● **Exercise**
Your task is to repeat the lines from the line with "Write a Python" to the line with "color=c_cat, linespacing=1.28)", both ends included, and nothing else. Pictures stay out of the copy.

Dataset records:
::::::::

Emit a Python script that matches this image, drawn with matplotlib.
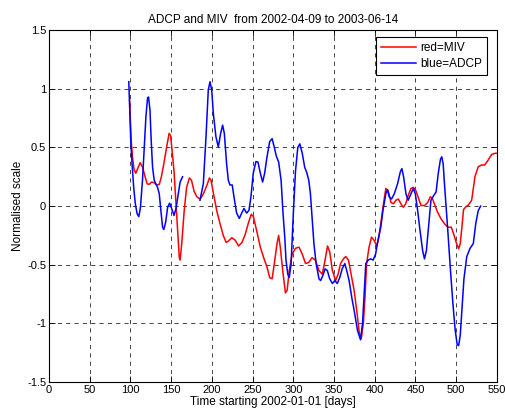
import numpy as np
import matplotlib
matplotlib.use("Agg")
import matplotlib.pyplot as plt

plt.rcParams['font.family'] = ['Liberation Sans', 'DejaVu Sans']

title = "ADCP and MIV  from 2002-04-09 to 2003-06-14"
xlabel = "Time starting 2002-01-01 [days]"
ylabel = "Normalised scale"
legend_labels = ["red=MIV", "blue=ADCP"]

xticks = [0, 50, 100, 150, 200, 250, 300, 350, 400, 450, 500, 550]
yticks = [-1.5, -1, -0.5, 0, 0.5, 1, 1.5]
ytick_labels = ["-1.5", "-1", "-0.5", "0", "0.5", "1", "1.5"]

miv_days = [99, 100, 101, 102.5, 104.5, 106.6, 109.5, 112, 115, 118, 120.5, 123, 126, 129,
            132, 135.4, 138, 141, 144.4, 147.5, 149.4, 151, 153.5, 156, 158, 160, 161, 163,
            166, 169, 172.4, 175, 178, 181.5, 185.6, 189.7, 194, 197, 199, 202, 206, 210,
            214, 217.5, 220, 224.5, 228.6, 232.7, 237, 241, 245, 248.4, 251, 255, 259.5,
            263.6, 267.7, 271, 274, 276.7, 280, 282, 284, 287, 290.3, 292.4, 295, 298.5,
            302.7, 307, 311, 315, 319, 323, 327, 331.5, 335.6, 339, 342, 344.7, 348, 352,
            355, 358, 361.5, 364.4, 367.7, 371.8, 374.7, 378, 381, 383.5, 386, 388, 390,
            393, 396, 399, 402.5, 405, 408, 410.7, 413.6, 416.5, 420, 423, 426, 429, 432,
            435, 438, 441, 444.4, 447.3, 450.6, 454, 456.8, 461, 465, 468.3, 471, 474, 477,
            481.5, 485.6, 489.7, 494, 497, 500, 503, 505, 507, 509, 512, 515, 519, 523, 527,
            531, 535, 539, 543.5, 547.6, 550]
miv_vals = [0.9, 0.72, 0.55, 0.42, 0.31, 0.28, 0.33, 0.37, 0.33, 0.25, 0.19, 0.185, 0.205, 0.20,
            0.18, 0.185, 0.25, 0.36, 0.50, 0.62, 0.6, 0.48, 0.30, 0.02, -0.21, -0.44, -0.46, -0.32,
            -0.04, 0.16, 0.24, 0.22, 0.13, 0.08, 0.06, 0.105, 0.18, 0.24, 0.22, 0.105, -0.04, -0.15,
            -0.25, -0.31, -0.30, -0.27, -0.29, -0.34, -0.31, -0.24, -0.14, -0.07, -0.09, -0.21, -0.35,
            -0.44, -0.52, -0.61, -0.62, -0.49, -0.32, -0.25, -0.35, -0.55, -0.74, -0.72, -0.55, -0.41,
            -0.36, -0.35, -0.41, -0.49, -0.48, -0.44, -0.46, -0.55, -0.58, -0.46, -0.34, -0.39, -0.55, -0.635,
            -0.58, -0.49, -0.45, -0.43, -0.46, -0.61, -0.72, -0.9, -1.08, -1.13, -1.0, -0.78, -0.49,
            -0.35, -0.265, -0.29, -0.34, -0.265, -0.12, 0.02, 0.15, 0.13, 0.03, 0.02, 0.05, 0.06, 0.02,
            -0.01, 0.02, 0.09, 0.15, 0.16, 0.13, 0.06, 0.005, 0.005, 0.03, 0.08, 0.06, 0.005, -0.05,
            -0.11, -0.15, -0.18, -0.18, -0.24, -0.31, -0.365, -0.32, -0.18, -0.03, -0.005, 0.01, 0.05, 0.25, 0.335,
            0.35, 0.35, 0.39, 0.44, 0.45, 0.45]

adcp_days = [98, 99.2, 100.4, 102, 104, 106, 108.2, 110.3, 112.3, 114.8, 117, 119, 121, 122.2,
             124, 125.5, 127.2, 129.2, 131.3, 133.3, 135.4, 137.4, 139.5, 141, 143.2, 145.7, 148.1,
             150.6, 153.5, 156, 158.8, 161, 164, 174, 185.4, 189.5, 192.8, 195.6, 197.7, 199.8,
             201.8, 205, 207.9, 210.8, 213.2, 215.3, 218.1, 220.2, 222.2, 225, 227.1, 230.4, 233.7,
             236.6, 239.4, 242.7, 245.6, 248, 250.8, 254.1, 256.6, 259.5, 262.3, 264.8, 267.7, 271,
             274, 276.7, 279, 282, 285, 287.4, 289.5, 291, 293.2, 295, 297.3, 300, 302.7, 305.5, 308,
             311, 314, 316.3, 319, 321, 323, 325.3, 328, 331.5, 333.5, 336.4, 339, 341.8, 344.7, 348,
             351, 354, 357, 360, 363.2, 365.6, 368.5, 371.8, 374.7, 378.8, 382.5, 385, 387, 389, 392,
             395, 398, 401, 404, 407.4, 410, 413.6, 415.6, 417.7, 420.6, 424, 428, 431.3, 433.3,
             435.4, 438.3, 441, 444.4, 447.3, 449.8, 452.7, 455.6, 458.8, 461, 463.4, 466, 469, 472.4,
             475.3, 478, 480.7, 482.3, 484, 485.6, 487.7, 489.7, 493, 496, 498.8, 501.2, 503, 505, 507,
             509.5, 513, 517, 521, 524, 527, 530]
adcp_vals = [1.06, 0.82, 0.56, 0.36, 0.16, 0.02, -0.065, -0.09, -0.01, 0.22, 0.50, 0.76, 0.92, 0.93,
             0.82, 0.56, 0.33, 0.22, 0.19, 0.16, 0.105, -0.04, -0.18, -0.2, -0.14, -0.01, 0.025,
             -0.02, -0.08, -0.02, 0.105, 0.205, 0.25, np.nan, 0.05, 0.19, 0.59, 0.99, 1.06, 0.99,
             0.79, 0.59, 0.505, 0.62, 0.69, 0.62, 0.36, 0.22, 0.18, 0.18, 0.08, -0.06, -0.105,
             -0.06, -0.02, -0.06, -0.035, 0.08, 0.28, 0.38, 0.375, 0.28, 0.205, 0.28, 0.42, 0.55,
             0.575, 0.50, 0.43, 0.375, 0.22, -0.065, -0.265, -0.46, -0.58, -0.61, -0.49, -0.065, 0.30, 0.50, 0.53,
             0.45, 0.33, 0.29, 0.22, 0.105, -0.09, -0.32, -0.49, -0.62, -0.635, -0.59, -0.535, -0.55, -0.62, -0.66,
             -0.635, -0.66, -0.61, -0.535, -0.49, -0.55, -0.635, -0.78, -0.89, -1.06, -1.14, -1.0, -0.75, -0.49, -0.46,
             -0.45, -0.46, -0.41, -0.29, -0.18, -0.04, 0.105, 0.14, 0.08, 0.06, 0.105, 0.19, 0.29, 0.32,
             0.25, 0.105, 0.05, 0.105, 0.15, 0.105, -0.04, -0.21, -0.38, -0.45, -0.38, -0.18, 0.05, 0.09,
             0.12, 0.28, 0.40, 0.42, 0.36, 0.19, -0.01, -0.21, -0.55, -0.835, -1.06, -1.18, -1.19, -1.1, -0.88,
             -0.62, -0.43, -0.36, -0.32, -0.15, -0.04, 0.0]

fig = plt.figure(figsize=(5.05, 4.13), dpi=100)
ax = fig.add_axes([0.097, 0.075, 0.887, 0.852])

ax.plot(miv_days, miv_vals, color='#ff0000', lw=1.1, label=legend_labels[0])
ax.plot(adcp_days, adcp_vals, color='#0000ff', lw=1.1, label=legend_labels[1])

ax.set_xlim(0, 550)
ax.set_ylim(-1.5, 1.5)
ax.set_xticks(xticks)
ax.set_yticks(yticks)
ax.set_yticklabels(ytick_labels)
ax.grid(True, color='black', linestyle=(0, (5, 5)), linewidth=0.6, alpha=0.85)
ax.tick_params(direction='in', top=True, right=True, labelsize=8, length=4, width=0.6, pad=2)
for s in ax.spines.values():
    s.set_linewidth(0.8)

ax.set_title(title, fontsize=8.5, pad=5)
ax.set_xlabel(xlabel, fontsize=8.5, labelpad=1)
ax.set_ylabel(ylabel, fontsize=8.5, labelpad=2)

leg = ax.legend(loc='upper right', bbox_to_anchor=(0.978, 0.980), borderaxespad=0,
                fontsize=8.5, fancybox=False, framealpha=1,
                edgecolor='black', handlelength=3.0, borderpad=0.45, labelspacing=0.3,
                handletextpad=0.3)
leg.get_frame().set_linewidth(0.8)

fig.savefig("out.png", dpi=100)
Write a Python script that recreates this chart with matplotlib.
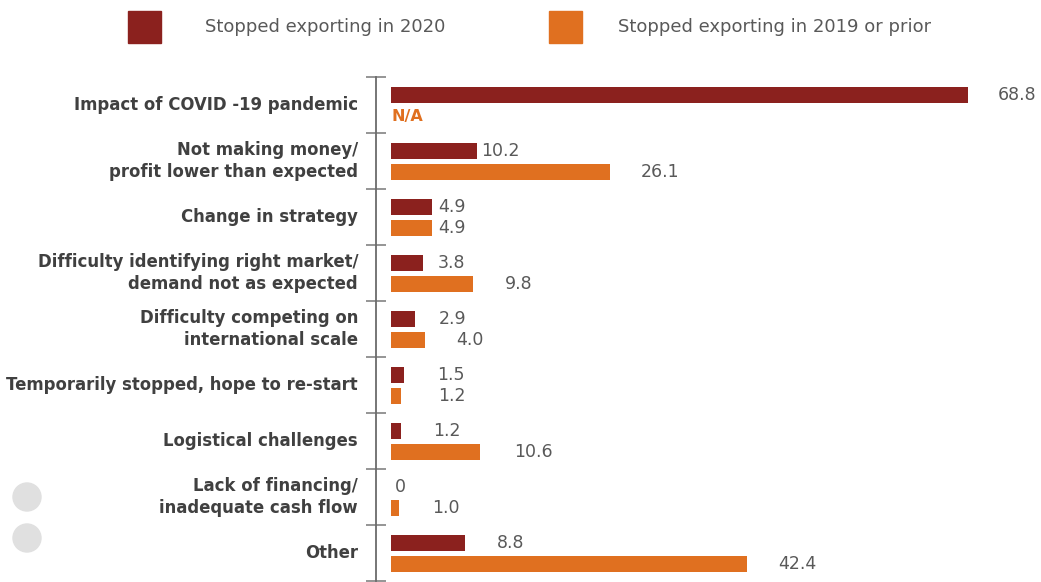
import numpy as np
import matplotlib.pyplot as plt
from matplotlib.patches import Rectangle, Circle

categories = ['Impact of COVID -19 pandemic',
              'Not making money/\nprofit lower than expected',
              'Change in strategy',
              'Difficulty identifying right market/\ndemand not as expected',
              'Difficulty competing on\ninternational scale',
              'Temporarily stopped, hope to re-start',
              'Logistical challenges',
              'Lack of financing/\ninadequate cash flow',
              'Other']
stopped_2020 = [68.8, 10.2, 4.9, 3.8, 2.9, 1.5, 1.2, 0.0, 8.8]
stopped_2019 = [np.nan, 26.1, 4.9, 9.8, 4.0, 1.2, 10.6, 1.0, 42.4]
series_names = ['Stopped exporting in 2020', 'Stopped exporting in 2019 or prior']

# hand nudges for the value labels (pixels right of the bar end)
nudge_2020 = [30, 5, 6, 15, 23, 34, 32, 4, 32]
nudge_2019 = [0, 31, 6, 32, 32, 37, 34, 33, 32]

c_dark = '#8B211E'
c_orange = '#E07020'
c_text = '#595959'
c_cat = '#404040'

plt.rcParams['font.family'] = ['DejaVu Sans']

W, H = 1041, 582
fig = plt.figure(figsize=(W / 100, H / 100), dpi=100)
ax = fig.add_axes([376 / W, 1 - 581 / H, (W - 376) / W, (581 - 77) / H])

y = np.arange(len(categories))
bh = 0.29
ax.barh(y + 0.32, stopped_2020, height=bh, left=0, color=c_dark)
ax.barh(y + 0.70, stopped_2019, height=bh, left=0, color=c_orange)

ax.set_xlim(-1.79, 77.5)
ax.set_ylim(len(categories), 0)

for s in ['top', 'right', 'bottom']:
    ax.spines[s].set_visible(False)
ax.spines['left'].set_color('#6b6b6b')
ax.spines['left'].set_linewidth(1.3)
ax.set_xticks([])
ax.set_yticks(np.arange(len(categories) + 1))
ax.set_yticklabels([])
ax.tick_params(axis='y', direction='inout', length=15, width=1.3, color='#8c8c8c')

for i, cat in enumerate(categories):
    ax.text(-0.027, i + 0.5, cat, transform=ax.get_yaxis_transform(),
            ha='right', va='center', fontsize=11.9, fontweight='bold',
            color=c_cat, linespacing=1.28)

for i in range(len(categories)):
    ax.annotate(f'{stopped_2020[i]:.1f}' if stopped_2020[i] else '0',
                (stopped_2020[i], i + 0.32), xytext=(nudge_2020[i], 0),
                textcoords='offset pixels', ha='left', va='center',
                fontsize=12.5, color=c_text)
    if np.isnan(stopped_2019[i]):
        ax.text(0, i + 0.70, 'N/A', ha='left', va='center', fontsize=11.5,
                fontweight='bold', color=c_orange)
    else:
        ax.annotate(f'{stopped_2019[i]:.1f}', (stopped_2019[i], i + 0.70),
                    xytext=(nudge_2019[i], 0), textcoords='offset pixels',
                    ha='left', va='center', fontsize=12.5, color=c_text)

# legend drawn by hand across the top
for (sx, tx), name, col in zip([(128, 205), (549, 618)], series_names, [c_dark, c_orange]):
    fig.add_artist(Rectangle((sx / W, 1 - 43 / H), 33 / W, 32 / H,
                             transform=fig.transFigure, color=col))
    fig.text(tx / W, 1 - 27 / H, name, ha='left', va='center',
             fontsize=13, color=c_text)

# two grey dots at the lower left
for cy in [497, 538]:
    fig.add_artist(Circle((0.27, (H - cy) / 100), 0.14,
                          transform=fig.dpi_scale_trans, color='#e0e0e0'))

fig.savefig('out.png', dpi=100)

::::::::

● **Final result**
Write a Python script that recreates this chart with matplotlib.
import numpy as np
import matplotlib.pyplot as plt
from matplotlib.patches import Rectangle, Circle

categories = ['Impact of COVID -19 pandemic',
              'Not making money/\nprofit lower than expected',
              'Change in strategy',
              'Difficulty identifying right market/\ndemand not as expected',
              'Difficulty competing on\ninternational scale',
              'Temporarily stopped, hope to re-start',
              'Logistical challenges',
              'Lack of financing/\ninadequate cash flow',
              'Other']
stopped_2020 = [68.8, 10.2, 4.9, 3.8, 2.9, 1.5, 1.2, 0.0, 8.8]
stopped_2019 = [np.nan, 26.1, 4.9, 9.8, 4.0, 1.2, 10.6, 1.0, 42.4]
series_names = ['Stopped exporting in 2020', 'Stopped exporting in 2019 or prior']

# hand nudges for the value labels (pixels right of the bar end)
nudge_2020 = [30, 5, 6, 15, 23, 34, 32, 4, 32]
nudge_2019 = [0, 31, 6, 32, 32, 37, 34, 33, 32]

c_dark = '#8B211E'
c_orange = '#E07020'
c_text = '#595959'
c_cat = '#404040'

plt.rcParams['font.family'] = ['DejaVu Sans']

W, H = 1041, 582
fig = plt.figure(figsize=(W / 100, H / 100), dpi=100)
ax = fig.add_axes([376 / W, 1 - 581 / H, (W - 376) / W, (581 - 77) / H])

y = np.arange(len(categories))
bh = 0.29
ax.barh(y + 0.32, stopped_2020, height=bh, left=0, color=c_dark)
ax.barh(y + 0.70, stopped_2019, height=bh, left=0, color=c_orange)

ax.set_xlim(-1.79, 77.5)
ax.set_ylim(len(categories), 0)

for s in ['top', 'right', 'bottom']:
    ax.spines[s].set_visible(False)
ax.spines['left'].set_color('#6b6b6b')
ax.spines['left'].set_linewidth(1.3)
ax.set_xticks([])
ax.set_yticks(np.arange(len(categories) + 1))
ax.set_yticklabels([])
ax.tick_params(axis='y', direction='inout', length=15, width=1.3, color='#8c8c8c')

for i, cat in enumerate(categories):
    ax.text(-0.027, i + 0.5, cat, transform=ax.get_yaxis_transform(),
            ha='right', va='center', fontsize=11.9, fontweight='bold',
            color=c_cat, linespacing=1.28)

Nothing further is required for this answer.